Thursday, 31 March 2016

Working Towards April

A bit of Landscape Gardening
Several casting sessions this month in preparation for the new season, although there has also been several salmon caught on the river too by the few anglers who have braved the elements and ventured out. I have also been busy in preparation for the new season, but not in a fishing capacity, more in a bank side maintenance capacity following the recent flooding events which battered many of the access points along the river. As you can see from the pictures we are eventually getting there at last!

Better Access to the River
The trout season started slow, with small intermittent hatches of Large Dark Olives appearing from time to time on many of the beats along the river, but only for very short periods, which is often the case early in the season.
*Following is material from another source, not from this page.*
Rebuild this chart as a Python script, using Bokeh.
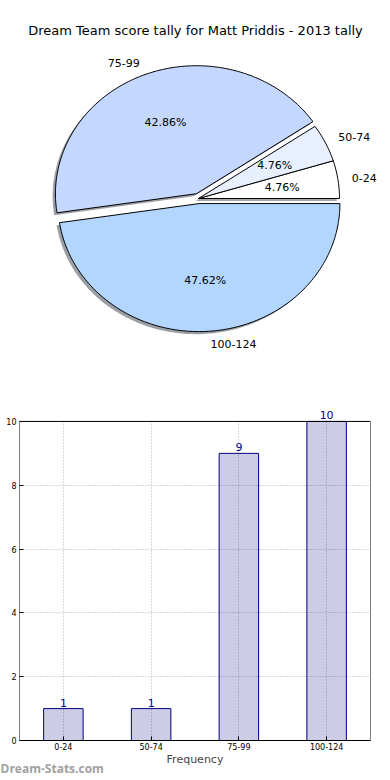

Large Stoneflies have also been hatching out, with very little interest from the trout (again not uncommon). 

Temperatures have generally erred on the cold side throughout March, (apart from the odd day) so the best approach has been weighted nymphs, allowing you to get your offerings down to the fish, however, apart from the odd fish they still haven't been showing a great deal of interest.

A Brave Attempt in Bitter Conditions
This was apparent again on a recent outing, following a casting session on the river with John Dunn, (pictured right) as he also decided to give the fishing a go, in very bitter conditions I might add, and although he did have three offers to the heavier nymphs from his box they were certainly not so keen to nail the fly with any meaning whatsoever, not surprising given the conditions!
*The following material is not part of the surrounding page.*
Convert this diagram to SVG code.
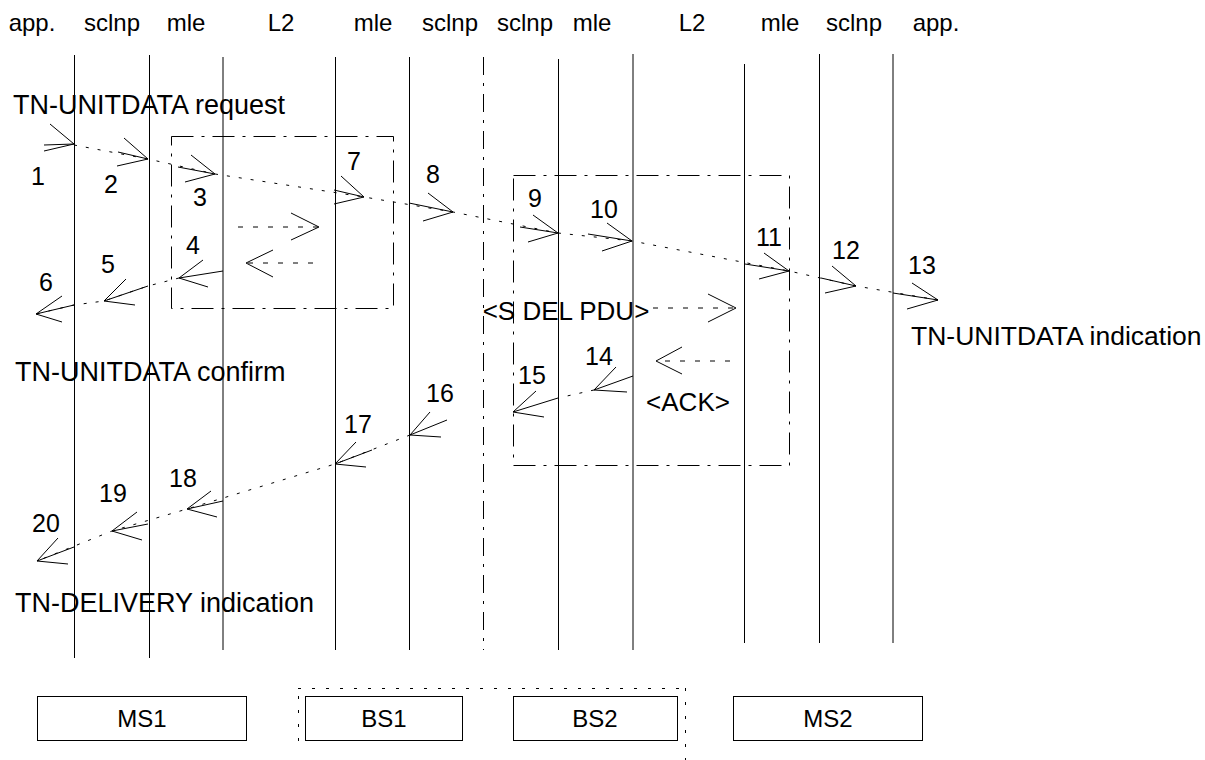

So on to April, and apart from the usual casting sessions in the diary, there are also a few of you who have now decided to venture forth and do a bit of tuition and fishing with me, which I am very much looking forward to, as this will also give me the opportunity to catch up with some of you in the new season. See you soon!

Monday, 29 February 2016

River Was in Good Order "Not Now"

Illtyd Griffiths AAPGAI (at the BFFI)
Although at times the weather was bitterly cold, there was still a good turn out in mid February at the British Fly Fair, and with the AAPGAI team on hand to offer a wide variety of demonstrations, and answer a range of questions, a good time was had by all. One of the best turn outs I have seen for a long time, long may it last.

We have had a few more very cold days too during tuition sessions on the river towards the end of this month, but if well wrapped up this has not been a problem and whilst watching the river slowly falling back into good order again I was set to do some serious fishing with people this coming weekend.

Only two weeks to go!
However on the last day of February the rain returned yet again, (and the forecast also gave the possibility of snow) this recent rain has put the rivers up once more, scuppering any plans for short term fishing, that said, conditions are supposed to improve towards the end of the week, at which time I am hoping for a spot of fishing, either this weekend, or throughout the following week. Looking ahead though, further improvements in the weather is on the cards and March looks very promising, ("bring it on") which bodes very well for the start of the Trout season in two weeks time on March 15th.

Forecast set to improve
Tuition sessions are generally not a problem in high water, as we can usually find somewhere to get in the river, but for those of you who have been waiting to attach some fishing to those sessions it seems as though we have been waiting forever for the river to come back into some kind of order again, anyway no doubt it eventually will, at which time I look forward to getting some of you out with me on the river again very soon. "Tight Lines".